Sunday, April 4, 2010

The Easter Bunny Hates Me

I always thought the Easter Bunny was a little on the evil side.

I know what you’re thinking. You’re thinking I’m a little “out there” to be making such an accusatory statement about the Easter Bunny because, after all, he likes everybody. But he doesn’t like me and I think the sooner we all accept that, the better off we’ll be.

If you remember what happened to me last year, you’ll understand that Easter can get me a little stressed out because I tend to wait ‘til the last minute and then freak the hell out at the garbage that is left when I finally go out shopping. It wasn’t as bad this year because I shopped Thursday instead of Saturday, but it was close.

It started with me stressing out because Girl #1 wanted a new Twilight series movie in her Easter basket, something about a new moon and a bite in the neck, along with a whiny teenager who pines after her pasty-faced vampire of a boyfriend who should just hurry and up and bite her if you ask me. Now Girl #1 couldn’t text me the title of the movie she wanted so I’d have a record of it. Oh, no! That would be far too easy. Instead she told me when I was only half-listening and I heard something like, “Yadda, yadda, bite me, with previously deleted vampire scenes, blah, blah, three disc set, it has to come from Target, and if I don’t get it from the Easter Bunny, I will need to borrow $30 or I WILL DIE.”

Girl #2 wanted Harry Potter movies. Note the “s” in movies. She said something like, “I have movies 1, 4, and 6, so any or all of the rest will be fine.” Pffft. Who said anything about getting more than one?

And The Boy? Well, he wanted a pogo stick. Naturally. A pogo stick. YES, I’m quite serious! Where does one find a pogo stick, I ask? Does the Easter Bunny really have access to such things?

So my quest began. On Thursday. Just a few days before Easter and really the only day I had available to do any shopping at all. I went to Target and found out that Harry Potter movies are not actually numbered anywhere and you have to be familiar with the series in order to know which ones are 2, 3, and 5. There was a sea of Harry Potter movies, but I had no idea if they were the right ones or not, so I figured I’d come back to that challenge after I found the movie Girl #1 wanted.

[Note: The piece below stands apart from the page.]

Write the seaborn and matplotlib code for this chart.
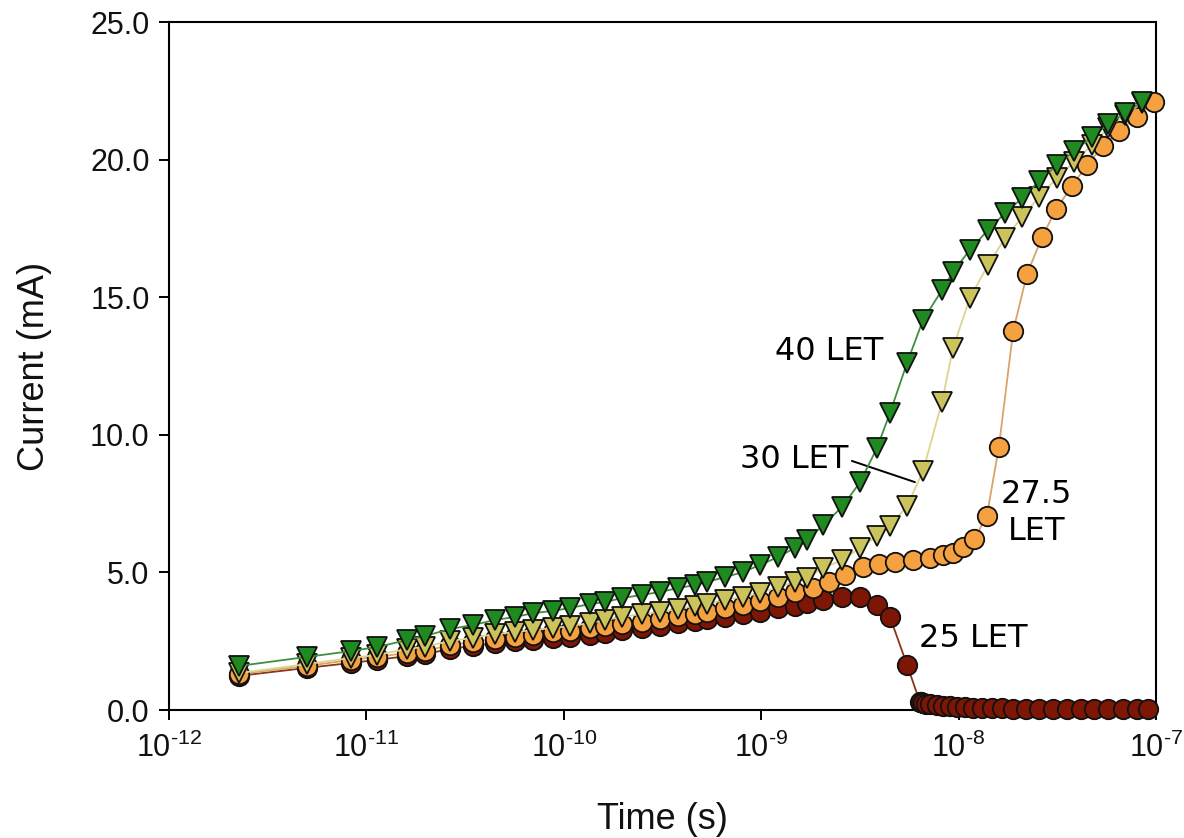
import matplotlib
matplotlib.use("Agg")
import matplotlib.pyplot as plt
import numpy as np
import pandas as pd
import seaborn as sns

# ---------------- data ----------------
# shared time grid (s) used by the 40 LET and 30 LET runs
t_grid = [2.26e-12, 5.0e-12, 8.36e-12, 1.13e-11, 1.61e-11, 1.98e-11, 2.65e-11, 3.47e-11,
          4.48e-11, 5.66e-11, 6.98e-11, 8.82e-11, 1.075e-10, 1.36e-10, 1.62e-10, 1.97e-10,
          2.49e-10, 3.07e-10, 3.79e-10, 4.62e-10, 5.31e-10, 6.55e-10, 8.09e-10, 9.86e-10,
          1.22e-9, 1.48e-9, 1.71e-9, 2.06e-9, 2.57e-9, 3.17e-9, 3.86e-9, 4.49e-9,
          5.48e-9, 6.60e-9, 8.24e-9, 9.37e-9, 1.14e-8, 1.41e-8, 1.72e-8, 2.10e-8,
          2.55e-8, 3.15e-8, 3.84e-8, 4.74e-8, 5.71e-8, 6.97e-8, 8.49e-8]

i_40 = [1.60, 1.93, 2.14, 2.29, 2.54, 2.69, 2.94, 3.09, 3.27, 3.38, 3.52, 3.60, 3.71, 3.85,
        3.92, 4.07, 4.18, 4.29, 4.43, 4.54, 4.65, 4.83, 5.01, 5.27, 5.56, 5.89, 6.18, 6.72,
        7.38, 8.28, 9.52, 10.79, 12.61, 14.17, 15.26, 15.92, 16.72, 17.44, 18.06, 18.60,
        19.22, 19.80, 20.31, 20.82, 21.29, 21.69, 22.09]

i_30 = [1.34, 1.67, 1.89, 2.00, 2.22, 2.29, 2.51, 2.62, 2.76, 2.83, 2.91, 2.98, 3.05, 3.16,
        3.27, 3.38, 3.49, 3.56, 3.67, 3.78, 3.85, 4.00, 4.11, 4.25, 4.47, 4.65, 4.80, 5.16,
        5.45, 5.89, 6.32, 6.69, 7.41, 8.68, 11.19, 13.15, 14.97, 16.17, 17.15, 17.91,
        18.64, 19.33, 19.91, 20.53, 21.15, 21.62, 22.06]

t_275 = [2.26e-12, 5.0e-12, 8.36e-12, 1.13e-11, 1.61e-11, 1.98e-11, 2.65e-11, 3.47e-11,
         4.48e-11, 5.66e-11, 6.98e-11, 8.82e-11, 1.075e-10, 1.36e-10, 1.62e-10, 1.97e-10,
         2.49e-10, 3.07e-10, 3.79e-10, 4.62e-10, 5.31e-10, 6.55e-10, 8.09e-10, 9.86e-10,
         1.22e-9, 1.48e-9, 1.83e-9, 2.21e-9, 2.66e-9, 3.28e-9, 3.95e-9, 4.76e-9,
         5.87e-9, 7.16e-9, 8.34e-9, 9.37e-9, 1.053e-8, 1.197e-8, 1.39e-8, 1.60e-8,
         1.89e-8, 2.22e-8, 2.65e-8, 3.12e-8, 3.75e-8, 4.47e-8, 5.39e-8, 6.50e-8,
         8.01e-8, 9.8e-8]
i_275 = [1.31, 1.60, 1.82, 1.93, 2.07, 2.14, 2.36, 2.47, 2.58, 2.65, 2.73, 2.83, 2.87, 2.98,
         3.05, 3.13, 3.20, 3.31, 3.42, 3.49, 3.56, 3.71, 3.82, 3.96, 4.11, 4.29,
         4.43, 4.65, 4.91, 5.20, 5.31, 5.38, 5.45, 5.52, 5.63, 5.70, 5.92, 6.21, 7.05, 9.56,
         13.77, 15.84, 17.19, 18.20, 19.04, 19.80, 20.49, 21.04, 21.55, 22.09]

t_25 = [2.26e-12, 5.0e-12, 8.36e-12, 1.13e-11, 1.61e-11, 1.98e-11, 2.65e-11, 3.47e-11,
        4.48e-11, 5.66e-11, 6.98e-11, 8.82e-11, 1.075e-10, 1.36e-10, 1.62e-10, 1.97e-10,
        2.49e-10, 3.07e-10, 3.79e-10, 4.62e-10, 5.31e-10, 6.55e-10, 8.09e-10, 9.86e-10,
        1.22e-9, 1.48e-9, 1.71e-9, 2.06e-9, 2.57e-9, 3.17e-9, 3.86e-9, 4.49e-9,
        5.48e-9, 6.37e-9, 6.48e-9, 6.60e-9, 6.84e-9, 7.16e-9, 7.77e-9, 8.34e-9, 9.04e-9,
        9.81e-9, 1.077e-8, 1.18e-8, 1.31e-8, 1.48e-8, 1.66e-8, 1.89e-8, 2.19e-8, 2.55e-8,
        3.01e-8, 3.54e-8, 4.17e-8, 4.85e-8, 5.71e-8, 6.80e-8, 8.01e-8, 9.11e-8]
i_25 = [1.24, 1.53, 1.71, 1.82, 1.96, 2.03, 2.22, 2.33, 2.43, 2.51, 2.54, 2.62, 2.65, 2.73,
        2.80, 2.91, 2.98, 3.05, 3.16, 3.23, 3.31, 3.38, 3.49, 3.56, 3.71, 3.78, 3.89, 4.00,
        4.11, 4.09, 3.82, 3.38, 1.64, 0.29, 0.28, 0.26, 0.23, 0.20, 0.17, 0.15, 0.13,
        0.11, 0.10, 0.09, 0.08, 0.07, 0.06, 0.05, 0.05, 0.04, 0.04, 0.03, 0.03, 0.03,
        0.02, 0.02, 0.02, 0.02]

x_ticks = [1e-12, 1e-11, 1e-10, 1e-9, 1e-8, 1e-7]
x_tick_labels = [r"$\mathregular{10^{\text{-}12}}$", r"$\mathregular{10^{\text{-}11}}$",
                 r"$\mathregular{10^{\text{-}10}}$", r"$\mathregular{10^{\text{-}9}}$",
                 r"$\mathregular{10^{\text{-}8}}$", r"$\mathregular{10^{\text{-}7}}$"]
y_ticks = [0, 5, 10, 15, 20, 25]
y_tick_labels = ["0.0", "5.0", "10.0", "15.0", "20.0", "25.0"]

# ---------------- style ----------------
sns.set_theme(style="ticks")
plt.rcParams["font.family"] = ["Liberation Sans", "DejaVu Sans"]
plt.rcParams["mathtext.fontset"] = "custom"
plt.rcParams["mathtext.rm"] = "Liberation Sans"
plt.rcParams["mathtext.it"] = "Liberation Sans:italic"
plt.rcParams["mathtext.bf"] = "Liberation Sans:bold"

fig = plt.figure(figsize=(11.84, 8.38), dpi=100)
ax = fig.add_axes([169 / 1184, 1 - 710 / 838, (1156 - 169) / 1184, (710 - 22) / 838])

series = [
    (t_25, i_25, "o", "#7d1604", "#8a3418", 3),
    (t_275, i_275, "o", "#f5a13f", "#d9a36a", 4),
    (t_grid, i_30, "v", "#cbc45c", "#dcd58e", 5),
    (t_grid, i_40, "v", "#1f8a1f", "#3f8f3f", 6),
]
for t, cur, mk, fc, lc, z in series:
    df = pd.DataFrame({"t": t, "I": cur})
    sns.lineplot(data=df, x="t", y="I", ax=ax, estimator=None, sort=False,
                 color=lc, linewidth=1.3, marker=mk, markersize=14,
                 markerfacecolor=fc, markeredgecolor="#111111", markeredgewidth=1.3,
                 zorder=z, clip_on=False)

ax.set_xscale("log")
ax.set_xlim(1e-12, 1e-7)
ax.set_ylim(0, 25)
ax.set_xticks(x_ticks)
ax.set_xticklabels(x_tick_labels)
ax.minorticks_off()
ax.set_yticks(y_ticks)
ax.set_yticklabels(y_tick_labels)
ax.tick_params(axis="both", direction="out", length=7, width=1.4, color="black",
               labelsize=22, labelcolor="#111111")
ax.tick_params(axis="x", pad=9)
ax.tick_params(axis="y", pad=7)
for s in ax.spines.values():
    s.set_visible(True)
    s.set_color("black")
    s.set_linewidth(1.5)

ax.set_xlabel("Time (s)", fontsize=26, labelpad=28, color="#111111")
ax.set_ylabel("Current (mA)", fontsize=26, labelpad=27, color="#111111")

# annotations
lab_font = dict(family="DejaVu Sans", fontsize=23, color="black")
ax.text(1.175e-9, 12.72, "40 LET", ha="left", va="baseline", **lab_font)
ax.text(7.81e-10, 8.79, "30 LET", ha="left", va="baseline", **lab_font)
ax.text(6.30e-9, 2.29, "25 LET", ha="left", va="baseline", **lab_font)
ax.text(2.49e-8, 7.52, "27.5", ha="center", va="baseline", **lab_font)
ax.text(2.49e-8, 6.18, "LET", ha="center", va="baseline", **lab_font)
ax.annotate("", xy=(6.01e-9, 8.28), xytext=(2.88e-9, 9.05),
            arrowprops=dict(arrowstyle="-", color="black", lw=1.4, shrinkA=0, shrinkB=0))

fig.savefig("out.png", dpi=100, facecolor="white")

They did NOT have a 3-disc set. Did NOT. They had a 1-disc set and they had a 2-disc set, but not the coveted, life-giving 3-disc set that simply had to be there or all teenage existence would come to a screeching halt, 3-disc set.

Christ on a pogo stick! (But not The Boy’s pogo stick, because Target didn’t have that either.)

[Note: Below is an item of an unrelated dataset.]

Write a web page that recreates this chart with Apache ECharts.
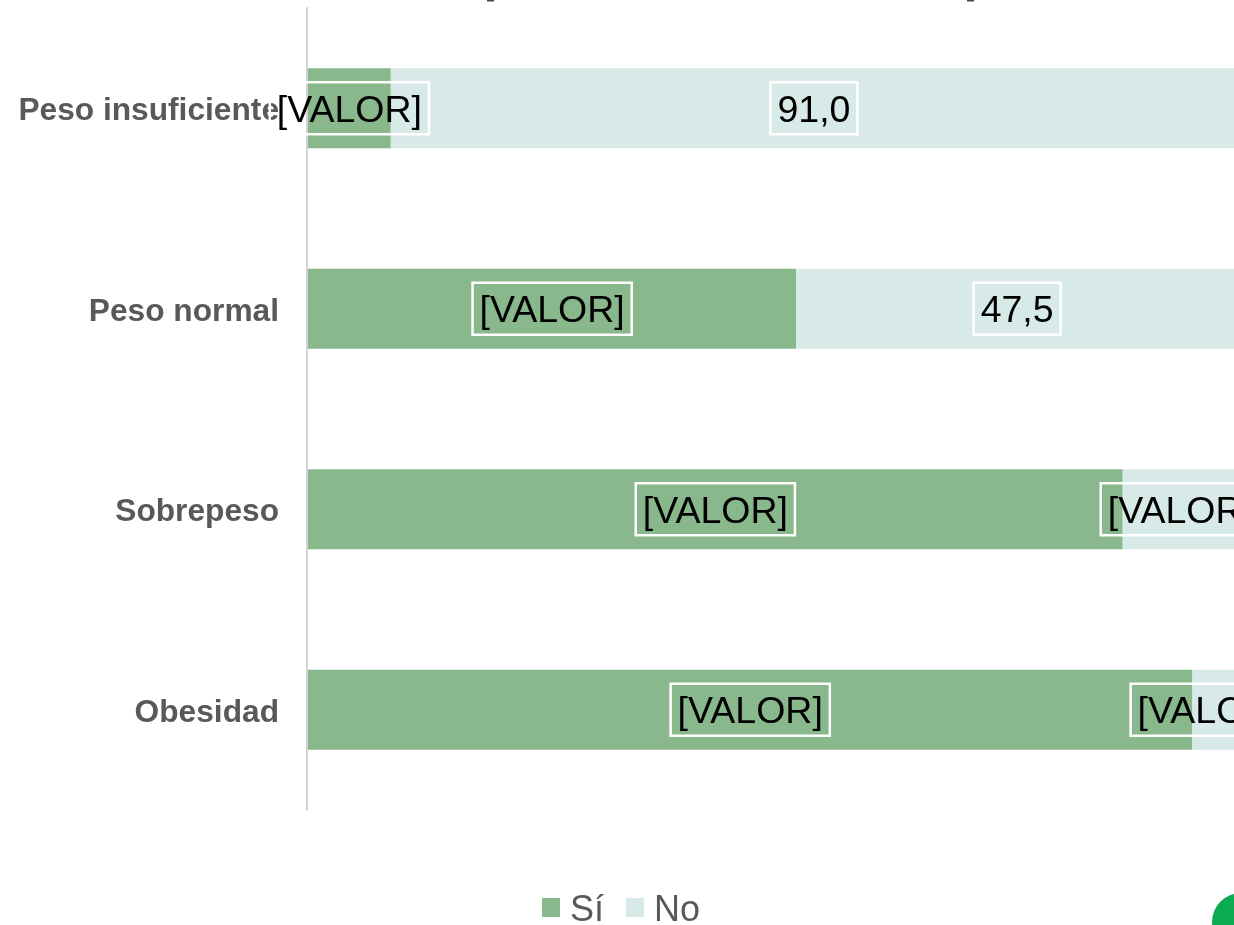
<!DOCTYPE html>
<html>
<head>
<meta charset="utf-8">
<title>Peso y respuesta</title>
<script src="https://cdn.jsdelivr.net/npm/echarts@6/dist/echarts.min.js"></script>
<style>
  html, body { margin: 0; padding: 0; background: #fff; overflow: hidden; }
  /* the original runs past the right edge of the window, so the chart is wider than the page */
  #chart { width: 1300px; height: 925px; }
</style>
</head>
<body>
<div id="chart"></div>
<script>
const categories = ["Peso insuficiente", "Peso normal", "Sobrepeso", "Obesidad"];
const siValues = [8.9, 52.5, 87.6, 95.1];
const noValues = [91.0, 47.5, 12.4, 4.9];
const siLabels = ["[VALOR]", "[VALOR]", "[VALOR]", "[VALOR]"];
const noLabels = ["91,0", "47,5", "[VALOR]", "[VALOR]"];

const FONT = '"Liberation Sans", Arial, sans-serif';

// rich text, because plain labels ignore uneven padding when centring the text in its box
function barLabel(texts) {
  return {
    show: true,
    position: "inside",
    formatter: (p) => "{v|" + texts[p.dataIndex] + "}",
    rich: { v: { fontFamily: FONT, fontSize: 37.5, color: "#000", lineHeight: 40 } },
    borderColor: "#fff",
    borderWidth: 2.5,
    padding: [9, 7, 3, 7],
  };
}

const myChart = echarts.init(document.getElementById("chart"), null, { renderer: "canvas" });

myChart.setOption({
  animation: false,
  backgroundColor: "#fff",
  grid: { left: 308, width: 930, top: 8, height: 802, containLabel: false },
  xAxis: { type: "value", min: 0, max: 100, show: false },
  yAxis: {
    type: "category",
    inverse: true,
    offset: 1,
    data: categories,
    axisTick: { show: false },
    axisLine: { onZero: false, lineStyle: { color: "#d4d4d4", width: 2 } },
    axisLabel: {
      margin: 28,
      formatter: "{c|{value}}",
      padding: [7, 0, 0, 0],
      rich: {
        c: { fontFamily: FONT, fontSize: 31.7, fontWeight: "bold", color: "#595959" },
      },
    },
  },
  legend: {
    left: 542,
    top: 893,
    padding: 0,
    icon: "rect",
    itemWidth: 18,
    itemHeight: 19,
    itemGap: 22,
    formatter: "{t|{name}}",
    textStyle: {
      padding: [7, 0, 0, 5],
      rich: { t: { fontFamily: FONT, fontSize: 36, color: "#595959" } },
    },
    data: ["Sí", "No"],
  },
  series: [
    {
      name: "Sí",
      type: "bar",
      stack: "total",
      barWidth: 80,
      data: siValues,
      itemStyle: { color: "#88b88c" },
      label: barLabel(siLabels),
    },
    {
      name: "No",
      type: "bar",
      stack: "total",
      barWidth: 80,
      data: noValues.map((v, i) => (i === 3 ? { value: v, label: { offset: [-5, 0] } } : v)),
      itemStyle: { color: "#d8eae7" },
      label: barLabel(noLabels),
    },
  ],
  graphic: [
    { type: "circle", shape: { cx: 1241, cy: 922, r: 29 }, style: { fill: "#0bab52" } },
    // bottoms of the cut-off title's brackets at the top edge
    { type: "rect", shape: { x: 487, y: 0, width: 7, height: 1.5 }, style: { fill: "#444" } },
    { type: "rect", shape: { x: 967, y: 0, width: 7, height: 1.5 }, style: { fill: "#444" } },
  ],
});
</script>
</body>
</html>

So I went to another Target. Things were looking up at the other Target because they had the 3-disc Bite Me! Movie and they had a helpful boy at the camera counter who knew which Harry Potter movies to tell me to buy. They did not have a pogo stick. Not a single pogo stick.

I went to 2 toy stores, 3 sporting goods stores, and dared to cross the threshold at my local “other” store that may or may not be part of the evil empire of big box stores destroying America. No one had a pogo stick.

Apparently the Easter Bunny doesn’t have one either because one did not miraculously appear in The Boy’s Easter basket this morning. If it weren’t for the fact that I’m pretty sure there was bunny poop in my coffee this morning, I’d begin to wonder if the damn bunny was even real.

14 comments:

J Cosmo Newbery said...

Uh...words fail me.

Jayne Martin said...

Seriously...?

Wow. When I was a kid I got an Easter basket and sometimes a stuffed bunny... and I was damn happy about it.

Had I known how well kids in the future were going to have it I would have arranged to be born later.

Sarah K said...

almost the best mom ever! my friend was on the same type of quest for the cadburry mini eggs. they put crack in them, i swear. gotta finish my wine, now.....

Fragrant Liar said...

Who is this Easter Bunny of which you speak? Oh wait, I know!

Dear Easter Bunny,

I have not been naughty. In fact, I've been a good girl all year, and if you could just see your way clear to get me a new car, I'd be grateful. And I will leave the floo open for you. And a rag to wipe off with.

Love, FL.
P.S. Where's all the mistletoe and snow? Isn't that your gig too?

Little Ms Blogger said...

Wow! The Easter bunny only brought chocolate bunny and jelly beans in our basket. When did he cross the line and start taking over Santa's job?

slommler said...

Well you (I mean the Easter bunny) sure had your work cut out for you!! And you did an admirable job too I might add!!! But let's face it that is a lot of pressure!!! Whew!! And I have no idea where to find a pogo stick!!??!!
By the way...you cracked me up this A.M.!!! LOL!!
Hugs
SueAnn

idgtm said...

Surely, the boy was disappointed without said pogo stick. We do own a pogo stick and I can confidently say it's all fun until someone pogos too high and hits their head on something sharp.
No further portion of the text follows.